Pirinç Deneyi: Şansınızı Elinizde Hissedin
Hayal edin: Önünüzde devasa bir torba var. İçini tam 99.999 adet bembeyaz pirinç tanesi ile dolduruyorsunuz. Bu beyaz taneler, kaybeden her bir numarayı, yani ikramiyeyi kazanamayan her bir ihtimali temsil ediyor. Şimdi, bu beyaz okyanusun içine, sadece ve sadece bir tane siyah pirinç tanesi atıyorsunuz. İşte o tek siyah tane, milyonlarca insanın hayalini kurduğu büyük ikramiyenin ta kendisi.
Deneyin son aşaması: Gözlerinizi sıkıca kapatıyorsunuz. Elinizi torbaya daldırıyorsunuz. Milyonlarca tanenin arasından, tam olarak bir tek tane seçme hakkınız var. Seçiminizi yapıyorsunuz ve gözlerinizi açıyorsunuz.
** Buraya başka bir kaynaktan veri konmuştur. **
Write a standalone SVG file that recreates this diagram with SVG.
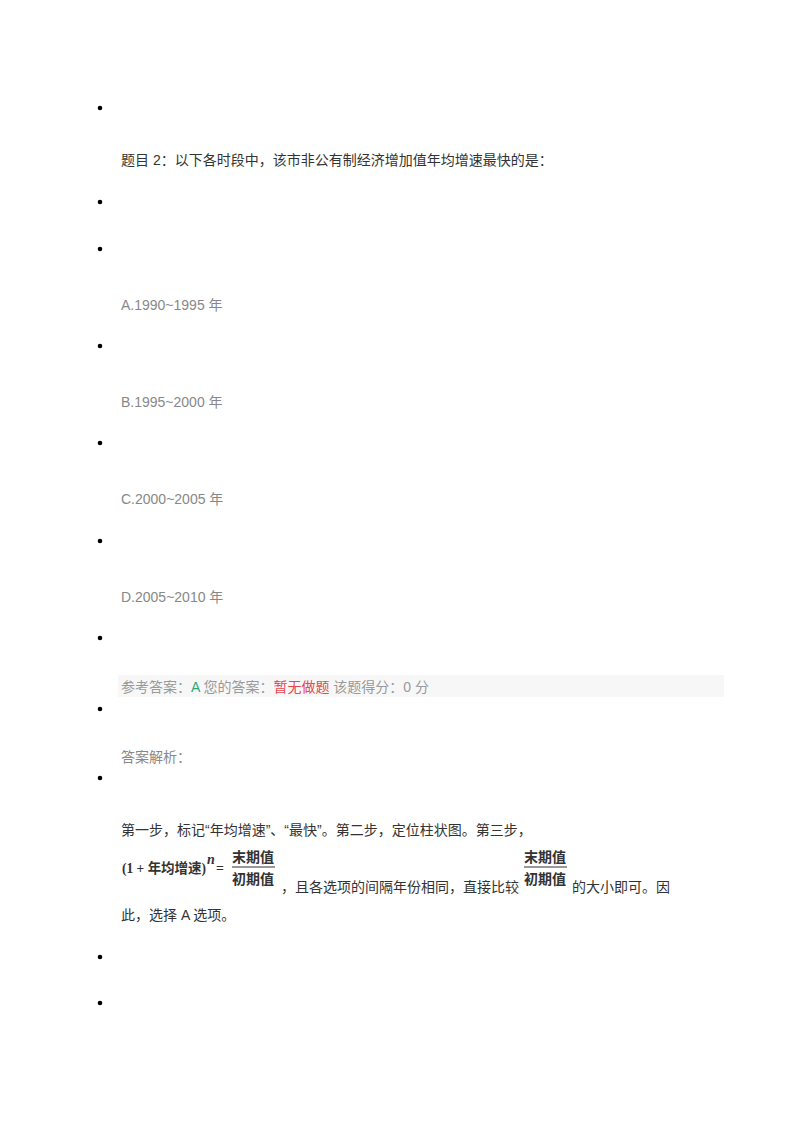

Liébana’nın da vurguladığı gibi: “Siyah taneyi bulana kadar bu işlemi binlerce, on binlerce kez tekrarlamanız gerekebilir. Belki de hiç bulamazsınız. İşte şansınız tam olarak bu kadar.” Bu deney, sadece olasılığı göstermekle kalmaz, aynı zamanda bir bilet almanın, torbaya bir kez dokunmaktan farksız olduğunu da hatırlatır.
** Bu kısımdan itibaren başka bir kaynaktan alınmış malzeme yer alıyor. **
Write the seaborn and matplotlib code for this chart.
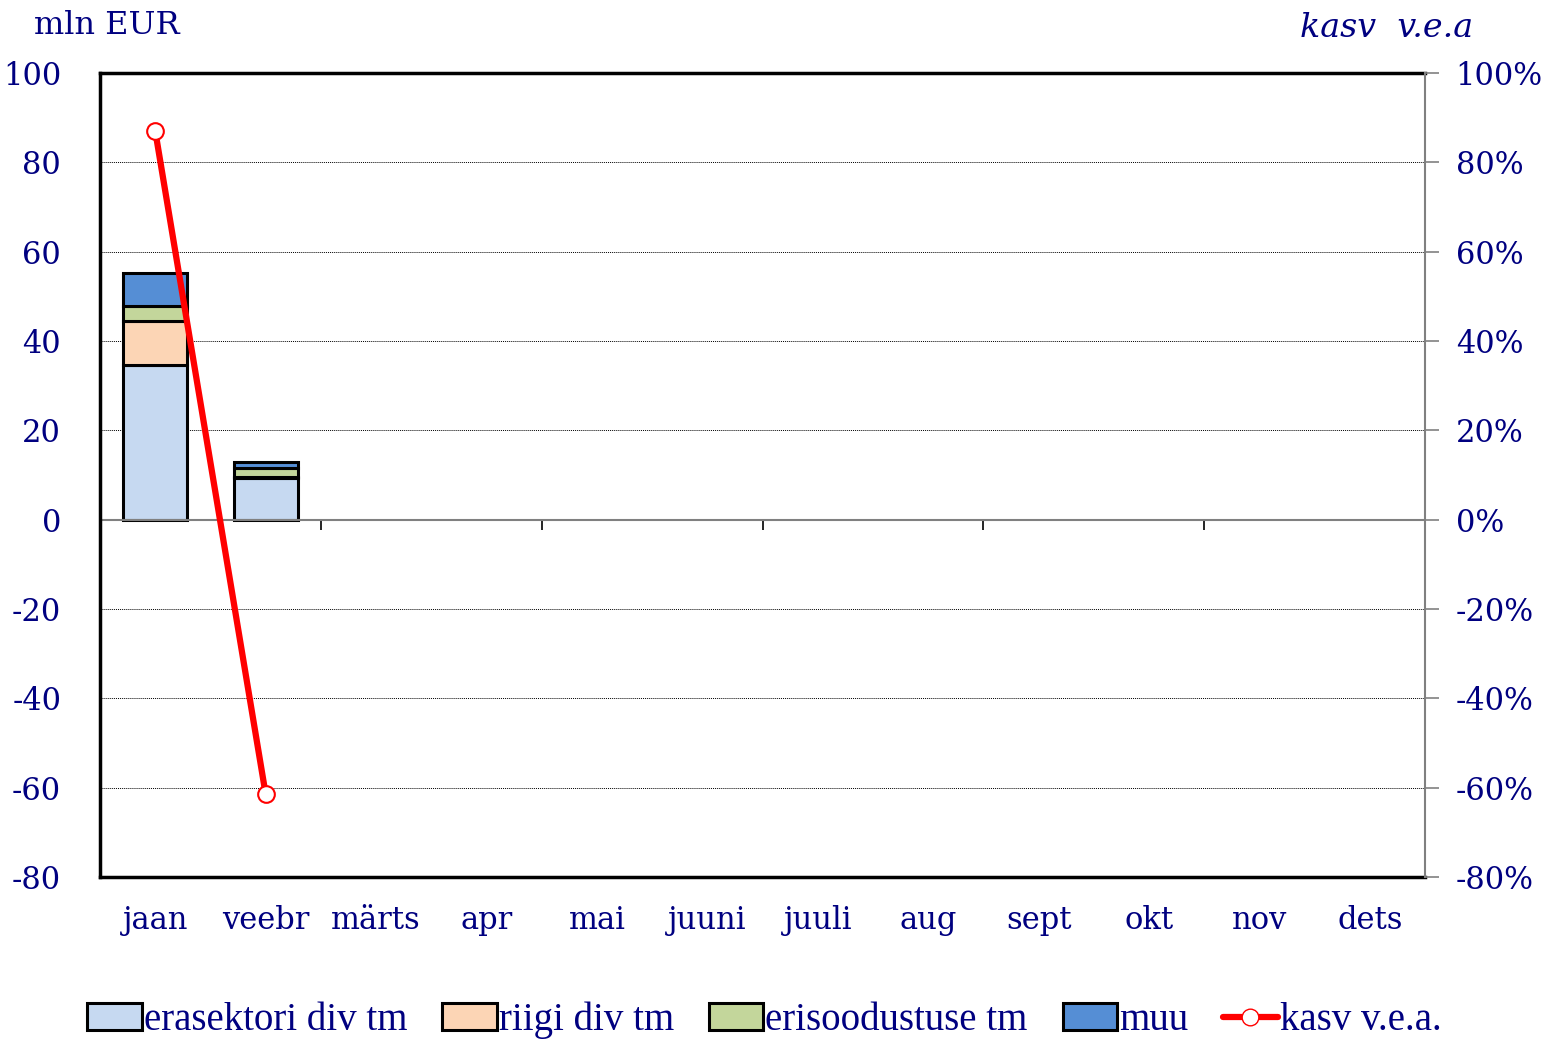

Bayi Efsanesi: Matematiksel Bir Yanılsama
Piyango kültüründeki en yaygın inançlardan biri, daha önce büyük ikramiye çıkarmış veya çok bilet satan “şanslı bayiler”dir. İnsanlar, ikramiyenin bu bayilerden birinden çıkacağına dair haberler duyduğunda, o bayilere akın ederler. Peki bu, matematiksel olarak anlamlı mı?
Javier Álvarez Liébana, bu durumu net bir şekilde ikiye ayırarak açıklıyor:
- Bayinin Şansı: Diyelim ki bir bayi, piyasadaki tüm olası numaraların yaklaşık %33’ünü (üçte birini) satıyor. Bu durumda, yapılacak çekilişte büyük ikramiyenin o bayinin sattığı numaralar arasından çıkma olasılığı %33’tür. Bu, bayinin büyük bir pazar payına sahip olmasından kaynaklanan bir istatistiktir.
- Sizin Şansınız (Değişmeyen Gerçek): Ancak kritik nokta şudur: Bayinin satış hacmi, sizin elinizde tuttuğunuz o tek biletin kazanma olasılığını asla ve asla etkilemez. İster ülkenin en meşhur “şanslı” bayisinden alın, ister mahallenizdeki küçük bir büfeden, elinizdeki biletin büyük ikramiyeyi vurma şansı değişmez bir şekilde 100.000’de 1’dir. Bayi daha çok bilet sattığı için, ikramiyenin onun biletlerinden birine çarpma ihtimali artar, ancak bu artış, sizin spesifik biletinize değil, bayi portföyündeki binlerce bilete dağılır.
Bu, tıpkı siyah pirinç tanesinin hangi torbada olduğunun önemli olmaması gibidir. Siz, hangi torbadan seçerseniz seçin, sadece bir kez ve tek bir tane seçme hakkına sahipsinizdir.
Sonuç: Rüya ile Rakam Arasında
Javier Álvarez Liébana’nın pirinç deneyi, bize lüks hayaller ile katı matematiksel gerçekler arasında bir köprü kuruyor. Piyango, bir eğlence, küçük bir umut kaynağı olarak kalabilir. Ancak onu oynarken, aslında 99.999 beyaz taneye karşılık tek bir siyah tane aradığımızı bilmek, perspektifimizi sağlıklı tutmamıza yardımcı olur. Bir sonraki büyük ikramiye çekilişi öncesinde, belki de bir an durup, bir avuç pirinci düşünmek, şans denen kavramın muazzam büyüklüğünü anlamak için yeterli olacaktır. Unutmayın, olasılıklar değişmez, ancak oynadığımız her biletle, o tek siyah taneye ulaşma hayalini bir kez daha yaşarız.